Confession: My name is Batsheva Rosselli, not Eva Bianco, and I am a Jew. Angelo Bianco is not my brother but a priest who wanted only to protect me from the very place I now find myself.
She wrote for several minutes, filling the page with her final thoughts. When she was done, she slid her paper toward the captain and stared at him dully. He read with growing anger, not having received the confession he sought.
“You are going to die. Do you understand?” he spat.
“We’re all going to die, Captain, eventually. If I were you, I would kill me now. Because if I live, I will tell the world who you are and what you’ve done,” she answered, folding her hands. “I will tell Greta that you are a vicious killer. But then, I think Greta already knows what kind of man you are.”
“Take her away! She’s useless,” Captain von Essen called to the guard. Then he stood and looked down at Eva. “Enjoy your trip, Fräulein Bianco.”
Eva flinched at the name. Angelo’s name. She would never be Eva Bianco.
She had almost felt relieved when she was arrested. The thing she had dreaded, feared, run from, had happened. When it came, she was strangely liberated from the fear. She couldn’t dread what had already come to pass. She didn’t have to anticipate the horror when the horror was right there. With her arrest came a certain calm, a quiet comfort. It had come. She had known it would. And she could stop fighting.
But then they arrested Angelo, and they tortured him. When they dragged Angelo away, the comfort left, and the fear came back. Fear is strange. It settles on chests and seeps through skin, through layers of tissue, muscle, and bone, and collects in a soul-size black hole, sucking the joy out of life, the pleasure, the beauty. But not the hope. Somehow, the hope is the only thing resistant to the fear, and it is that hope that makes the next breath possible, the next step, the next tiny act of rebellion, even if that rebellion is simply staying alive.
When they told her Angelo was dead, she lost her hope.
“Help me, Saint George
,” Angelo prayed, beseeching the statue overlooking the church fountain. It wasn’t Saint George, but it could have been. Maybe it was Saint Jude, the patron saint of lost causes, the apostle of the impossible. If so, Angelo had a task for him.
“Help me face what is to come,” he murmured through lips that wouldn’t cooperate. “Help me get to Rome, and most of all, watch over Eva. Take care of Eva, until I can do it myself.”
He’d filled his belly with brackish water from the fountain and washed himself as best he could, trying not to think of the blood and death he carried on his skin and in his clothes. Then he turned and stumbled away from the fountain of the unknown saint and continued his painful slog toward Rome. He needed to reach Santa Cecilia before dawn.

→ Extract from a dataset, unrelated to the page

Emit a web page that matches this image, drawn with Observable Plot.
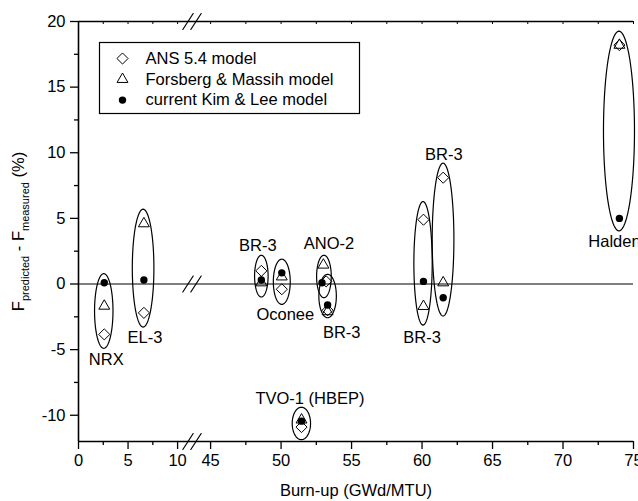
<!DOCTYPE html>
<html><head><meta charset="utf-8">
<script src="https://cdn.jsdelivr.net/npm/d3@7"></script>
<script src="https://cdn.jsdelivr.net/npm/@observablehq/plot@0.6"></script>
<style>body{margin:0;background:#fff;} svg{display:block;}</style>
</head><body><div id="chart"></div>
<script>
// ---- data ----
const experiments = ["NRX","EL-3","BR-3 (a)","Oconee","ANO-2","BR-3 (b)","TVO-1 (HBEP)","BR-3 (c)","BR-3 (d)","Halden"];
const burnupANS = [2.6, 6.6, 48.6, 50.05, 53.2, 53.3, 51.45, 60.1, 61.5, 74.0];
const ans54     = [-3.84, -2.2, 1.0, -0.4, 0.2, -2.0, -10.9, 4.9, 8.1, 18.2];
const burnupFM  = [2.6, 6.6, 48.6, 50.05, 53.0, 53.3, 51.45, 60.1, 61.5, 74.0];
const forsberg  = [-1.68, 4.6, 0.1, 0.55, 1.45, -2.1, -10.35, -1.7, 0.1, 18.2];
const burnupKL  = [2.6, 6.6, 48.6, 50.05, 52.9, 53.3, 51.45, 60.1, 61.5, 74.0];
const kimLee    = [0.1, 0.3, 0.3, 0.85, 0.1, -1.6, -10.45, 0.2, -1.05, 5.0];

// enclosing ellipses (annotation)
const ellipseCenterX   = [2.55, 6.52, 48.6, 50.05, 53.04, 53.3, 51.44, 60.07, 61.49, 73.97];
const ellipseHalfWidth = [0.93, 1.09, 0.48, 0.6, 0.52, 0.62, 0.65, 0.65, 0.77, 1.1];
const ellipseTop       = [0.79, 5.7, 2.19, 1.89, 2.19, 0.74, -9.39, 6.28, 9.21, 19.26];
const ellipseBottom    = [-4.9, -3.28, -0.99, -1.55, -1.04, -2.57, -11.86, -3.13, -2.44, 4.05];

// experiment labels
const labelText = ["NRX","EL-3","BR-3","Oconee","ANO-2","BR-3","TVO-1 (HBEP)","BR-3","BR-3","Halden"];
const labelX    = [2.8, 6.7, 48.35, 50.3, 53.4, 54.3, 52.05, 60.0, 61.55, 73.65];
const labelY    = [-5.8, -4.1, 2.95, -2.35, 3.1, -3.72, -8.74, -4.07, 9.86, 3.2];

const legendLabels = ["ANS 5.4 model", "Forsberg & Massih model", "current Kim & Lee model"];
const legendSymbols = ["diamond2", "triangle2", "circle"];

const xMajorTicks = [0, 5, 10, 45, 50, 55, 60, 65, 70, 75];
const xMinorTicks = [2.5, 7.5, 47.5, 52.5, 57.5, 62.5, 67.5, 72.5];
const yMajorTicks = [-10, -5, 0, 5, 10, 15, 20];
const yMinorTicks = [-7.5, -2.5, 2.5, 7.5, 12.5, 17.5];
const topTicks = [2.5, 5, 7.5, 10, 45, 47.5, 50, 52.5, 55, 57.5, 60, 62.5, 65, 67.5, 70, 72.5, 75];
const breakLevels = [20, 0, -12];
const breakX = 27.5; // middle of the axis gap (10 .. 45)

const xTitle = "Burn-up (GWd/MTU)";
const yTitle = "F predicted - F measured (%)";
const yTitleParts = [["F", 0], ["predicted", 1], [" - F", 0], ["measured", 1], [" (%)", 0]];

// ---- build tables ----
const ansData = experiments.map((e, i) => ({e, x: burnupANS[i], y: ans54[i]}));
const fmData  = experiments.map((e, i) => ({e, x: burnupFM[i], y: forsberg[i]}));
const klData  = experiments.map((e, i) => ({e, x: burnupKL[i], y: kimLee[i]}));
const labels  = labelText.map((t, i) => ({t, x: labelX[i], y: labelY[i]}));
const ellipsePts = [];
experiments.forEach((e, i) => {
  const cx = ellipseCenterX[i], rx = ellipseHalfWidth[i];
  const cy = (ellipseTop[i] + ellipseBottom[i]) / 2, ry = (ellipseTop[i] - ellipseBottom[i]) / 2;
  for (let k = 0; k <= 96; k++) {
    const t = 2 * Math.PI * k / 96;
    ellipsePts.push({g: e, x: cx + rx * Math.cos(t), y: cy + ry * Math.sin(t)});
  }
});

const slash = {draw(ctx, l) { ctx.moveTo(0, 0); ctx.lineTo(0, -l); }};
const font = "'Liberation Sans', Arial, Helvetica, sans-serif";
const FS = 16.5;

const legendMarks = [];
legendLabels.forEach((lab, i) => {
  const dy = 37 + i * 20.8;
  legendMarks.push(Plot.dot([lab], {frameAnchor: "top-left", dx: 44, dy, symbol: legendSymbols[i],
    r: i === 2 ? 3.7 : (i === 0 ? 5 : 5.2), stroke: i === 2 ? "none" : "black", fill: i === 2 ? "black" : "none", strokeWidth: 1}));
  legendMarks.push(Plot.text([lab], {frameAnchor: "top-left", dx: 67, dy, text: d => d, textAnchor: "start", lineAnchor: "middle", fontSize: FS}));
});

const plot = Plot.plot({
  width: 638, height: 501,
  marginLeft: 78, marginRight: 5, marginTop: 21, marginBottom: 60,
  style: {fontFamily: font, background: "white", color: "black"},
  x: {type: "linear", domain: [0, 11, 44, 75], range: [78, 187, 196, 633]},
  y: {domain: [-12, 20]},
  marks: [
    // frame lines
    Plot.ruleY([0], {stroke: "black", strokeWidth: 1}),
    Plot.ruleY([20], {stroke: "black", strokeWidth: 1.3}),
    Plot.ruleY([-12], {stroke: "black", strokeWidth: 1.6}),
    Plot.ruleX([0], {stroke: "black", strokeWidth: 1.6}),
    Plot.ruleX(topTicks, {x: d => d, y1: 20, y2: 19.77, stroke: "black", strokeWidth: 1}),
    // axes
    Plot.axisX(xMajorTicks, {anchor: "bottom", tickSize: 8, tickPadding: 5, fontSize: FS, tickFormat: d => String(d), label: null, strokeWidth: 1.3}),
    Plot.axisX(xMinorTicks, {anchor: "bottom", tickSize: 4, fill: "none", label: null, strokeWidth: 1.3}),
    Plot.axisY(yMajorTicks, {anchor: "left", tickSize: 8, tickPadding: 5, fontSize: FS, tickFormat: d => String(d), label: null, strokeWidth: 1.3}),
    Plot.axisY(yMinorTicks, {anchor: "left", tickSize: 4, fill: "none", label: null, strokeWidth: 1.3}),
    // axis break marks
    Plot.vector(breakLevels, {x: breakX, y: d => d, length: 19, rotate: 33, anchor: "middle", shape: slash, dx: -4, stroke: "black", strokeWidth: 1.2}),
    Plot.vector(breakLevels, {x: breakX, y: d => d, length: 19, rotate: 33, anchor: "middle", shape: slash, dx: 4, stroke: "black", strokeWidth: 1.2}),
    // ellipses
    Plot.line(ellipsePts, {x: "x", y: "y", z: "g", stroke: "black", strokeWidth: 1.2}),
    // data
    Plot.dot(ansData, {x: "x", y: "y", symbol: "diamond2", r: 5, stroke: "black", fill: "none", strokeWidth: 1}),
    Plot.dot(fmData, {x: "x", y: "y", symbol: "triangle2", r: 5.2, stroke: "black", fill: "none", strokeWidth: 1}),
    Plot.dot(klData, {x: "x", y: "y", symbol: "circle", r: 3.7, fill: "black", stroke: "none"}),
    // labels
    Plot.text(labels, {x: "x", y: "y", text: "t", fontSize: FS, lineAnchor: "middle"}),
    // legend
    Plot.frame({stroke: "black", strokeWidth: 1.2, insetLeft: 21, insetTop: 21, insetRight: 274, insetBottom: 328}),
    ...legendMarks,
    // titles
    Plot.text([xTitle], {frameAnchor: "bottom", dy: 49, text: d => d, fontSize: FS, lineAnchor: "middle"}),
    Plot.text([yTitle], {frameAnchor: "left", dx: -60, rotate: -90, text: d => d, fontSize: FS, textAnchor: "middle", lineAnchor: "middle"})
  ]
});
document.getElementById("chart").appendChild(plot);

// rich y title with subscripts
const yt = Array.from(plot.querySelectorAll("text")).find(t => t.textContent === yTitle);
if (yt) {
  yt.textContent = "";
  let prevSub = 0;
  for (const [s, sub] of yTitleParts) {
    const ts = document.createElementNS("http://www.w3.org/2000/svg", "tspan");
    ts.textContent = s;
    if (sub) { ts.setAttribute("font-size", "11"); ts.setAttribute("dy", "5"); }
    else if (prevSub) { ts.setAttribute("dy", "-5"); }
    prevSub = sub;
    yt.appendChild(ts);
  }
}
</script>
</body></html>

He had to find Eva.
Hours later, when he limped the final steps and collapsed against the gates of the convent, the church bells began to ring, but Angelo was too far gone to notice.
Eva was still wearing the gray dress she’d worn to work on Wednesday, still wearing her low-heeled black shoes and her little black belt. She was stylishly filthy. Her hair was matted. It hadn’t been brushed in—she thought back—days? How many days? Wednesday she had been arrested. Friday they had dragged Angelo away, Saturday morning she was loaded on a train. It was still Saturday, and she still sat in the stinking darkness of the cattle car, the press of bodies keeping her warm but making her want to climb up to the little window that sat high on the side, just so she could breathe air that hadn’t been breathed a hundred times and see a stretch of sky. There were only women and children in this car. The Jewish men detained in the prisons had been taken to help satisfy the numbers required for the reprisal killing. Just like Angelo.
Four days. It had been four days since she’d brushed her hair. Or her teeth. Or looked in a mirror. She had a strange feeling that if she saw herself, she wouldn’t recognize her face. Seven days ago, she’d lain in Angelo’s arms, the happiest she’d ever been in her entire life. Now she sat shivah over her old life in a train that would take her to her death.